Run by the Independent Tertiary Education Council Australia, the forum highlighted the changing needs of international students as well as the improved offerings of other markets as a signal for a potential dip for Australia’s international enrolments.
“We’ve seen change, we’ve seen volatility”
“We live in rapidly changing and complex environments,” said ITECA chair Alexis Watt.
“In Australia, we do have and have had for a long time, an excellent tertiary education system. It’s highly regarded internationally, but it’s insufficient for us to rest on that history.”
Speaking at the opening of the conference, Watt added private vocational and higher education providers had a responsibility to ensure international students and workers become global citizens.
“We’re faced with a challenge to change, to improve. We need to understand and respond to what those changes are.”
Among the challenges, increased competition from other sources markets were beginning to have an impact on Australia’s international education numbers.
Year-to-June 2019 figures, released at the end of August, show while international students numbers are up 12% from the same time the previous year, new enrolments only increased 9%, and overall Chinese commencements saw a mild decrease, particularly at within pathway levels such as ELICOS.
Rhett Miller, education trade commissioner Shanghai, said as countries such as Japan, India, Malaysia, and the UK implement their own international education strategies, Australia’s value proposition and brand were becoming harder to differentiate.
“All this competition is happening in what is most definitely an increasingly uncertain economic environment,” he said.
“We have the uncertainty in the global economy brought on by Brexit and the trade war, and I think most critically for us, the slowing of Chinese GDP growth to what is now its lowest point in 30 years.”

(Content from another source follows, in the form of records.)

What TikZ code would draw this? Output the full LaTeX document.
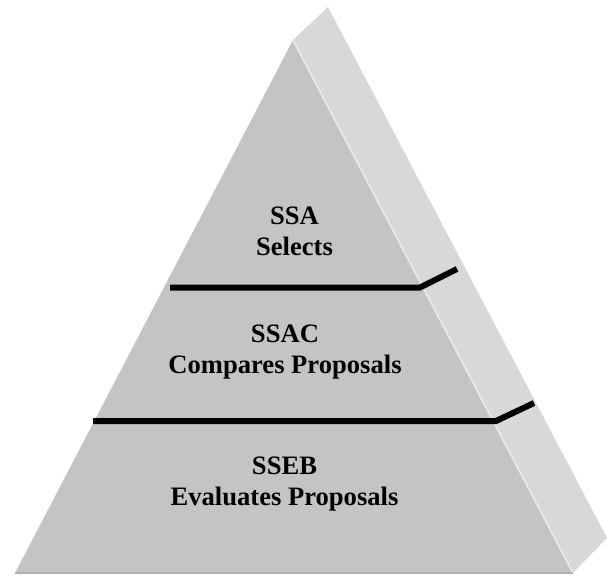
\documentclass[tikz,border=0pt]{standalone}
\usepackage{fontspec}
\setmainfont{Liberation Serif}

\begin{document}
\begin{tikzpicture}[x=1pt,y=-1pt,
		frontface/.style={fill={rgb,255:red,196;green,196;blue,196}},
		sideface/.style={fill={rgb,255:red,216;green,216;blue,216}},
		rim/.style={draw={rgb,255:red,232;green,232;blue,232},line width=1.8pt},
		floor/.style={draw={rgb,255:red,176;green,176;blue,176},line width=2pt},
		divider/.style={draw=black,line width=6pt,line join=miter},
		tier/.style={align=center,inner sep=0pt,font=\fontsize{26.6}{31}\selectfont\bfseries}]
			\useasboundingbox (0,0) rectangle (607,576);
			\coordinate (apex) at (293,40);
			\coordinate (backapex) at (328,7);
			\coordinate (baseL) at (15,573);
			\coordinate (baseR) at (573,573);
			\coordinate (backbase) at (607,538);
			\coordinate (upL) at (170,287.5);
			\coordinate (upM) at (420,287.5);
			\coordinate (upR) at (457,269);
			\coordinate (lowL) at (93,421);
			\coordinate (lowM) at (496,421);
			\coordinate (lowR) at (534,403);
			\fill[sideface] (apex) -- (backapex) -- (backbase) -- (baseR) -- cycle;
			\fill[frontface] (apex) -- (baseL) -- (baseR) -- cycle;
			\draw[rim] (apex) -- (baseR);
			\draw[floor] (baseL) -- (baseR);
			\draw[divider] (upL) -- (upM) -- (upR);
			\draw[divider] (lowL) -- (lowM) -- (lowR);
			\node[tier] (ssa) at (294.5,231) {SSA\\Selects};
			\node[tier] (ssac) at (285,352.5) {SSAC\\Compares Proposals};
			\node[tier] (sseb) at (284.5,484.5) {SSEB\\Evaluates Proposals};
		\end{tikzpicture}
\end{document}
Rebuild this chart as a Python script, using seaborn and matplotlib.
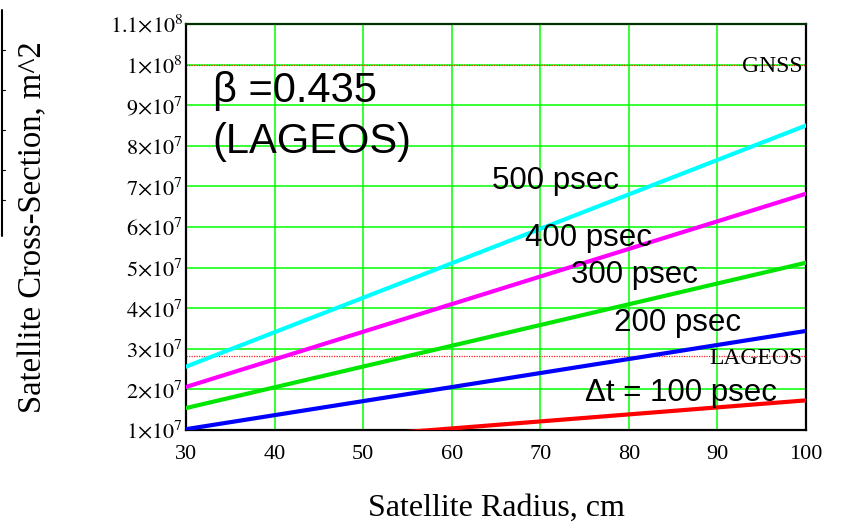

Miller added a new national brand was being developed to replace the Future Unlimited campaign and better differentiate Australia.
“We need to avoid a short-term approach, and we need to take the longer-term view and maintain investments in diversity markets even when it is tough to do so.
“We can’t cut and run, as I think we’ve sometimes done in certain markets.”
Brett Blacker, chief executive of English Australia, agreed with Miller’s points, saying that educators should be more concerned with external competition, over in-country provider-to-provider competition.
“What’s happening in terms of the landscape in the UK and the US, would have a much greater influence on our success in international education than other local activities,” he said, observing that the landscapes in both countries were likely to improve shortly.
Australia’s additional services offerings were no longer world leaders, Blacker added, pointing to examples such as New Zealand’s post-study work rights, which, unlike Australia, provide a year’s work for vocational graduates.
“It’s insufficient for us to rest on that history”
To prevent declines, ITECA chief executive Troy Williams called upon delegates to collaborate with his organisation as it works with government.
“We’re able to take this feedback to government and say we’re at a very early stage where we’re able to identify the trends and all of the things that are acting as an impediment to international education in Australia,” he said.
“That’s how we’re most effective when we take your advice and guidance and give it to the government.”
While delegates were told to prepare for a potential downturn, chief executive of Sarina Russo Institute, Kathleen Newcombe, called for level heads, saying that Australia’s international education sector had been resilient to change in the past.
“We’ve seen change, we’ve seen volatility, we’ve seen the power of private and public providers,” she said.
“This is an interesting time to be in the sector because there is a lot of change afoot, the headwinds, as I’ve heard lots of politicians in Canberra refer to them, are gusting at the moment.
“But we’re a resilient group, and we’re going to talk about how we deal with those challenges, how we address the address them, and how we go on to continue to grow.”